The new “Jack the Giant Slayer” is like a giant itself — dull, slow-moving and slow-witted.

Packed with rampaging special effects, it mostly forgoes simple themes in the 200-year-old “Jack and the Beanstalk” story.

In the movie, Jack (Nicholas Hoult) lives on a little farm with his poor uncle and dreams of adventure. Meanwhile, a princess (Eleanor Tomlinson) residing with her overprotective father, the king (Ian McShane), is in much the same situation.

After a single bean is accidentally planted, an enormous beanstalk carries the princess high into the clouds, where not one, but an army, of evil giants live.

Jack joins forces with the king’s men, led by the heroic Elmont (Ewan McGregor), to rescue her (and fall in love).

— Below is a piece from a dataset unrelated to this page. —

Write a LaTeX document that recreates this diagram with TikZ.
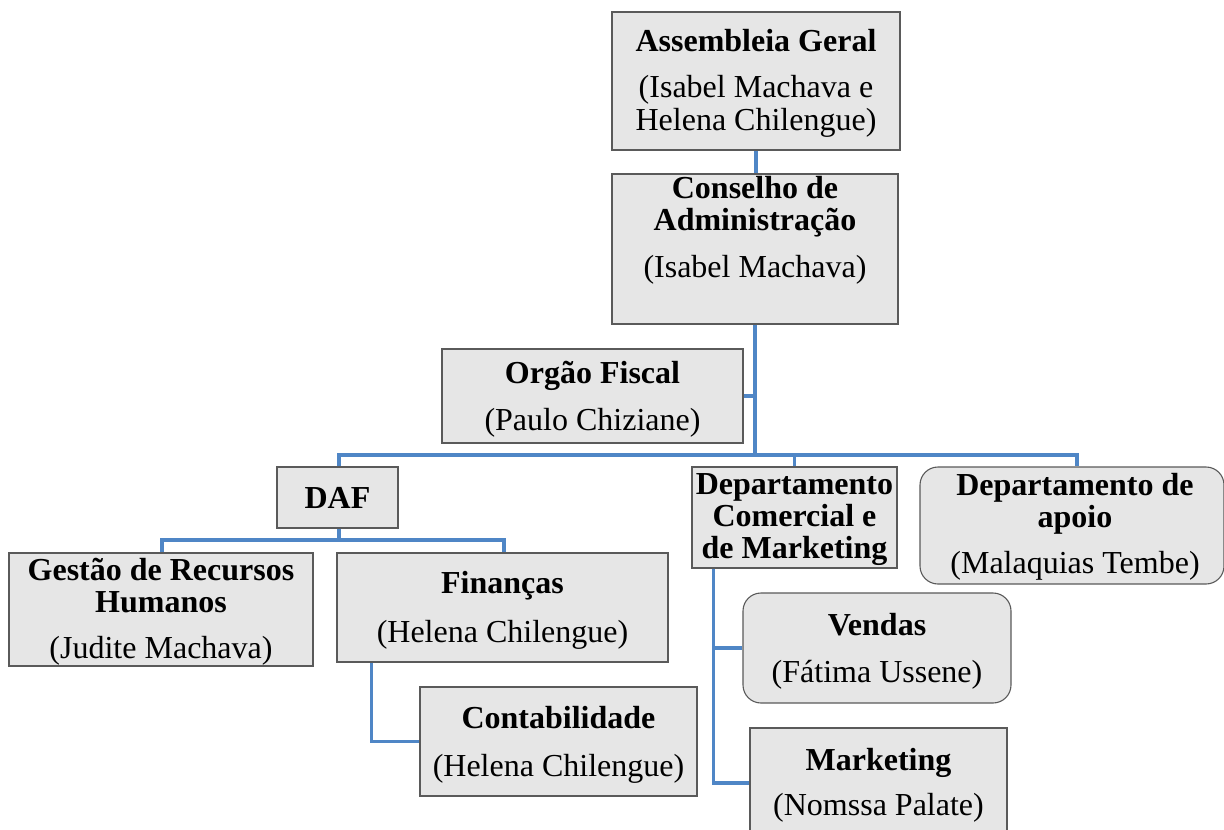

The ridiculously cardboard villain Roderick (Stanley Tucci) — who hopes to take over the kingdom by controlling the giants with a magic crown — cheerfully kills fellow humans at a whim and travels with a sneering sidekick (Ewen Bremner).

Too much time is spent on the giants, which look like digital globs, are neither cool nor frightening, and lack actual characteristics. They just bellow orders at each other, pick their noses, scratch, burp and fart. Not even their two-headed commander (Bill Nighy) comes to life.

The sluggish storytelling hits a huge bump at the three-quarters mark, when the action should be wrapping up, but instead starts building to a final, numbing battle.

These points are particularly flabbergasting, considering the movie’s director is Bryan Singer and the co-screenwriter is Oscar winner Christopher McQuarrie, who made “The Usual Suspects” and the smart, pulpy “Valkyrie.” Their work here is curiously uninspired, miles from their typical clever stories and ideas.

This film recalls the current “Hansel & Gretel: Witch Hunters,” another reimagining of a fairy tale, which, at its best, was speedier, more lunatic fun and not for kids.

The main drawback of “Jack the Giant Slayer” seems to be that it wants to appeal to families. Sadly, it’s too thin for grown-ups, too violent for kids and too boring for any age.